3. Nudi v. Schmidt, 63 A.D.3d 1474, 1474-75 (3d Dep’t 2009) (where father-owner and son-occupant had earlier said under oath “that the cottage … was being rented by [son] at the time of plaintiff’s accident” the exemption was deemed inapplicable as a matter of law notwithstanding that the witnesses now said the opposite); cf. Morocho v. Marino Enterprises Contracting, 65 A.D.3d 675, 675-76 (2d Dep’t 2009) (that the defendant-owner’s “daughter lived in the home and paid the mortgage and taxes on the property did not cause [defendant] to lose the protection of the exemption, as the arrangement served no commercial purpose”).

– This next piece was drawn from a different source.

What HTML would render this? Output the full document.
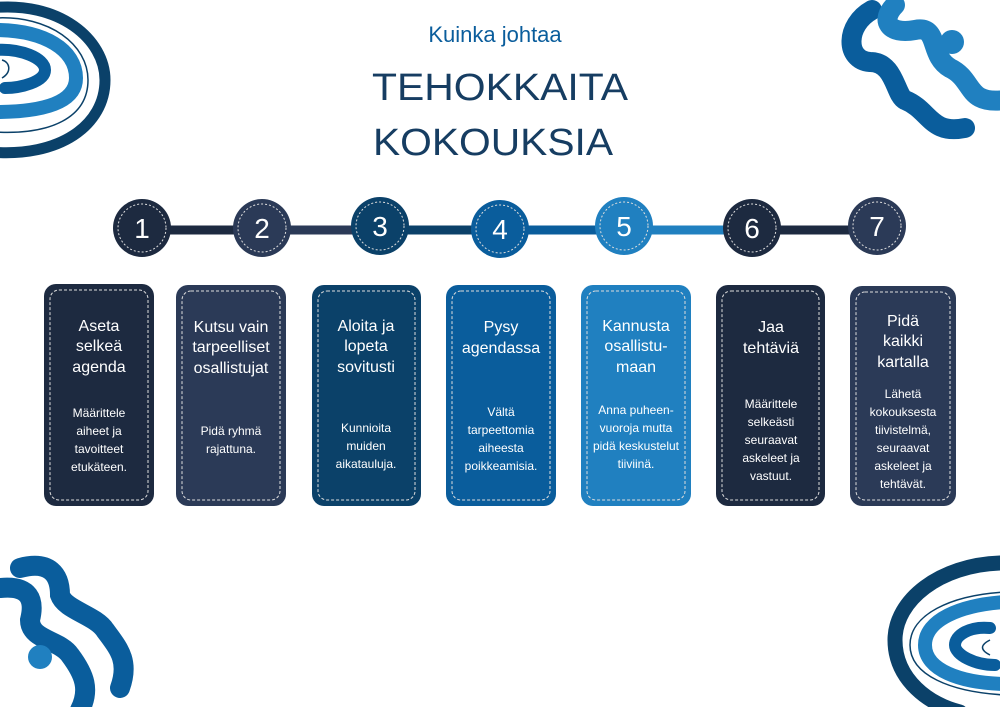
<!DOCTYPE html>
<html><head><meta charset="utf-8"><style>
html,body{margin:0;padding:0;background:#fff}
svg{display:block}
text{font-family:"Liberation Sans",sans-serif}
</style></head><body>
<svg width="1000" height="707" viewBox="0 0 1000 707" xmlns="http://www.w3.org/2000/svg">
<!-- top-left decoration -->
<g>
<path d="M-10 8 C60 0 105 40 105 80 C105 125 60 158 -10 152" fill="none" stroke="#0b4169" stroke-width="11"/>
<path d="M-5 18 C50 15 88 45 88 80 C88 118 50 135 -5 132" fill="none" stroke="#0b4169" stroke-width="1.5"/>
<path d="M-5 30 C45 30 76 50 76 78 C76 102 45 112 -5 112" fill="none" stroke="#2080c0" stroke-width="14"/>
<path d="M-5 50 C20 48 45 58 45 70 C45 82 20 88 5 88" fill="none" stroke="#0a5d9c" stroke-width="12" stroke-linecap="round"/>
<path d="M2 60 C10 62 12 72 2 78" fill="none" stroke="#0b4169" stroke-width="1.5"/>
</g>
<!-- top-right decoration -->
<g fill="none" stroke-linecap="round">
<path d="M872 10 C845 25 845 60 870 62 C895 62 895 95 905 100 C930 110 930 135 965 128" stroke="#0a5d9c" stroke-width="20"/>
<path d="M895 5 C880 20 888 35 915 30 C940 25 928 55 950 68 C975 80 965 105 1005 100" stroke="#2080c0" stroke-width="20"/>
<circle cx="952" cy="42" r="12" fill="#2080c0"/>
</g>
<!-- bottom-left decoration -->
<g fill="none" stroke-linecap="round">
<path d="M20 568 C50 560 60 575 60 595 C65 610 95 615 105 630 C118 648 130 660 120 688" stroke="#0a5d9c" stroke-width="20"/>
<path d="M0 588 C30 585 35 600 30 620 C30 640 60 640 70 655 C85 675 90 690 80 710" stroke="#0a5d9c" stroke-width="20"/>
<circle cx="40" cy="657" r="12" fill="#2080c0"/>
</g>
<!-- bottom-right decoration -->
<g>
<path d="M1000 563 C940 565 895 600 895 640 C895 680 930 705 960 712" fill="none" stroke="#0b4169" stroke-width="15" stroke-linecap="round"/>
<path d="M1005 592 C950 595 910 615 910 645 C910 675 950 692 1005 695" fill="none" stroke="#0b4169" stroke-width="1.5"/>
<path d="M1005 602 C960 605 925 620 925 645 C925 670 960 683 1005 684" fill="none" stroke="#2080c0" stroke-width="14"/>
<path d="M990 628 C970 626 955 635 955 645 C955 655 975 665 995 665" fill="none" stroke="#0a5d9c" stroke-width="12" stroke-linecap="round"/>
<path d="M990 640 C980 645 980 650 990 655" fill="none" stroke="#0b4169" stroke-width="1.5"/>
</g>
<!-- titles -->
<text x="495" y="42" text-anchor="middle" font-size="22" fill="#0a5d9c">Kuinka johtaa</text>
<text x="372" y="100" font-size="38" fill="#163d62" textLength="256" lengthAdjust="spacingAndGlyphs">TEHOKKAITA</text>
<text x="373" y="155" font-size="38" fill="#163d62" textLength="240" lengthAdjust="spacingAndGlyphs">KOKOUKSIA</text>
<!-- connectors -->
<line x1="142" y1="230" x2="262" y2="230" stroke="#1d2a40" stroke-width="9"/>
<line x1="262" y1="230" x2="380" y2="230" stroke="#2b3a57" stroke-width="9"/>
<line x1="380" y1="230" x2="500" y2="230" stroke="#0b4169" stroke-width="9"/>
<line x1="500" y1="230" x2="624" y2="230" stroke="#0a5d9c" stroke-width="9"/>
<line x1="624" y1="230" x2="752" y2="230" stroke="#2080c0" stroke-width="9"/>
<line x1="752" y1="230" x2="877" y2="230" stroke="#1d2a40" stroke-width="9"/>
<!-- circles -->
<g font-size="28" text-anchor="middle" fill="#fff">
<circle cx="142" cy="228" r="29" fill="#1d2a40"/><circle cx="142" cy="228" r="24" fill="none" stroke="#ddd" stroke-width="1" stroke-dasharray="2 2"/><text x="142" y="238">1</text>
<circle cx="262" cy="228" r="29" fill="#2b3a57"/><circle cx="262" cy="228" r="24" fill="none" stroke="#ddd" stroke-width="1" stroke-dasharray="2 2"/><text x="262" y="238">2</text>
<circle cx="380" cy="226" r="29" fill="#0b4169"/><circle cx="380" cy="226" r="24" fill="none" stroke="#ddd" stroke-width="1" stroke-dasharray="2 2"/><text x="380" y="236">3</text>
<circle cx="500" cy="229" r="29" fill="#0a5d9c"/><circle cx="500" cy="229" r="24" fill="none" stroke="#ddd" stroke-width="1" stroke-dasharray="2 2"/><text x="500" y="239">4</text>
<circle cx="624" cy="226" r="29" fill="#2080c0"/><circle cx="624" cy="226" r="24" fill="none" stroke="#ddd" stroke-width="1" stroke-dasharray="2 2"/><text x="624" y="236">5</text>
<circle cx="752" cy="228" r="29" fill="#1d2a40"/><circle cx="752" cy="228" r="24" fill="none" stroke="#ddd" stroke-width="1" stroke-dasharray="2 2"/><text x="752" y="238">6</text>
<circle cx="877" cy="226" r="29" fill="#2b3a57"/><circle cx="877" cy="226" r="24" fill="none" stroke="#ddd" stroke-width="1" stroke-dasharray="2 2"/><text x="877" y="236">7</text>
</g>
<!-- cards -->
<g fill="none" stroke="#ddd" stroke-width="1" stroke-dasharray="3 2">
</g>
<g text-anchor="middle" fill="#fff">
<rect x="44" y="284" width="110" height="222" rx="12" fill="#1d2a40"/>
<rect x="50" y="290" width="98" height="210" rx="9" fill="none" stroke="#ddd" stroke-dasharray="3 2"/>
<g font-size="16"><text x="99" y="331">Aseta</text><text x="99" y="351">selkeä</text><text x="99" y="372">agenda</text></g>
<g font-size="12"><text x="99" y="417">Määrittele</text><text x="99" y="435">aiheet ja</text><text x="99" y="453">tavoitteet</text><text x="99" y="471">etukäteen.</text></g>

<rect x="176" y="285" width="110" height="221" rx="12" fill="#2b3a57"/>
<rect x="182" y="291" width="98" height="209" rx="9" fill="none" stroke="#ddd" stroke-dasharray="3 2"/>
<g font-size="16"><text x="231" y="332">Kutsu vain</text><text x="231" y="352">tarpeelliset</text><text x="231" y="373">osallistujat</text></g>
<g font-size="12"><text x="231" y="435">Pidä ryhmä</text><text x="231" y="453">rajattuna.</text></g>

<rect x="312" y="285" width="109" height="221" rx="12" fill="#0b4169"/>
<rect x="318" y="291" width="97" height="209" rx="9" fill="none" stroke="#ddd" stroke-dasharray="3 2"/>
<g font-size="16"><text x="366" y="331">Aloita ja</text><text x="366" y="351">lopeta</text><text x="366" y="372">sovitusti</text></g>
<g font-size="12"><text x="366" y="432">Kunnioita</text><text x="366" y="450">muiden</text><text x="366" y="468">aikatauluja.</text></g>

<rect x="446" y="285" width="110" height="221" rx="12" fill="#0a5d9c"/>
<rect x="452" y="291" width="98" height="209" rx="9" fill="none" stroke="#ddd" stroke-dasharray="3 2"/>
<g font-size="16"><text x="501" y="332">Pysy</text><text x="501" y="353">agendassa</text></g>
<g font-size="12"><text x="501" y="416">Vältä</text><text x="501" y="434">tarpeettomia</text><text x="501" y="452">aiheesta</text><text x="501" y="470">poikkeamisia.</text></g>

<rect x="581" y="285" width="110" height="221" rx="12" fill="#2080c0"/>
<rect x="587" y="291" width="98" height="209" rx="9" fill="none" stroke="#ddd" stroke-dasharray="3 2"/>
<g font-size="16"><text x="636" y="331">Kannusta</text><text x="636" y="351">osallistu-</text><text x="636" y="372">maan</text></g>
<g font-size="12"><text x="636" y="414">Anna puheen-</text><text x="636" y="432">vuoroja mutta</text><text x="636" y="450">pidä keskustelut</text><text x="636" y="468">tiiviinä.</text></g>

<rect x="716" y="285" width="109" height="221" rx="12" fill="#1d2a40"/>
<rect x="722" y="291" width="97" height="209" rx="9" fill="none" stroke="#ddd" stroke-dasharray="3 2"/>
<g font-size="16"><text x="771" y="332">Jaa</text><text x="771" y="353">tehtäviä</text></g>
<g font-size="12"><text x="771" y="408">Määrittele</text><text x="771" y="426">selkeästi</text><text x="771" y="444">seuraavat</text><text x="771" y="462">askeleet ja</text><text x="771" y="480">vastuut.</text></g>

<rect x="850" y="286" width="106" height="220" rx="12" fill="#2b3a57"/>
<rect x="856" y="292" width="94" height="208" rx="9" fill="none" stroke="#ddd" stroke-dasharray="3 2"/>
<g font-size="16"><text x="903" y="326">Pidä</text><text x="903" y="346">kaikki</text><text x="903" y="367">kartalla</text></g>
<g font-size="12"><text x="903" y="398">Lähetä</text><text x="903" y="416">kokouksesta</text><text x="903" y="434">tiivistelmä,</text><text x="903" y="452">seuraavat</text><text x="903" y="470">askeleet ja</text><text x="903" y="488">tehtävät.</text></g>
</g>
</svg>
</body></html>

4. In the context of the case law, I frankly do not know what to make of the Fourth Department’s recent statement that a town which undertook to repair vacant homes within its borders could somehow claim the benefit of the homeowner’s exemption. Berner v. Town of Cheektowaga, 151 A.D.3d 1636 (4th Dep’t 2017). I can only observe that the statement was pure dictum inasmuch as the Court held that the town “established as a matter of law … it was not an owner of the property or a general contractor on the project”).

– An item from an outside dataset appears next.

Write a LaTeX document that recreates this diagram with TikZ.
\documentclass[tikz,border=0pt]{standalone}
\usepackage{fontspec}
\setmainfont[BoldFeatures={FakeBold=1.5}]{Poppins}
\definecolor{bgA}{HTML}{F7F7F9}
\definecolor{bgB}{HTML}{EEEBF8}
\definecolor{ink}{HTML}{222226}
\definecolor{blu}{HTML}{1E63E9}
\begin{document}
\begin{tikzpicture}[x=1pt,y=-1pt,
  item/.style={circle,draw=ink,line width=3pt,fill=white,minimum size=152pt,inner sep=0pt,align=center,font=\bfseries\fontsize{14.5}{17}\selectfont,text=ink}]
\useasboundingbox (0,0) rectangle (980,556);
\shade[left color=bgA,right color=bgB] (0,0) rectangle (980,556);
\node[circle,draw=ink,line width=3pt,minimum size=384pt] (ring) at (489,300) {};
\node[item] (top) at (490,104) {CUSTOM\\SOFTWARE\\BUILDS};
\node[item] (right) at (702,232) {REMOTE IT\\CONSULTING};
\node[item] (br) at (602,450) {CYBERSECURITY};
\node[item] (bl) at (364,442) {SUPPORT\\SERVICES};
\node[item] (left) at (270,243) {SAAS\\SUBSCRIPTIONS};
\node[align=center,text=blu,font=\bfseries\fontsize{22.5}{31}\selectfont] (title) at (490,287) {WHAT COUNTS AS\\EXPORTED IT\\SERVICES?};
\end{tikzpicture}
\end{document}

5. Bagley v. Moffett, 107 A.D.3d 1358, 1359 (3d Dep’t 2013) (“[a]s the parties seeking the shelter of the statutory exemption, defendants had to establish—as a threshold matter—that the property was not being used solely for commercial purposes at the time of [plaintiff's] accident”); Landon v. Austin, 88 A.D.3d 1127, 1128 (3d Dep’t 2011) (it was “incumbent upon defendant, as the party seeking the shelter of the exemption, to come forward with an affidavit or other proof clarifying or qualifying his plans for the property at the time of plaintiff’s accident”; because defendant failed to do so, plaintiff was entitled to summary judgment).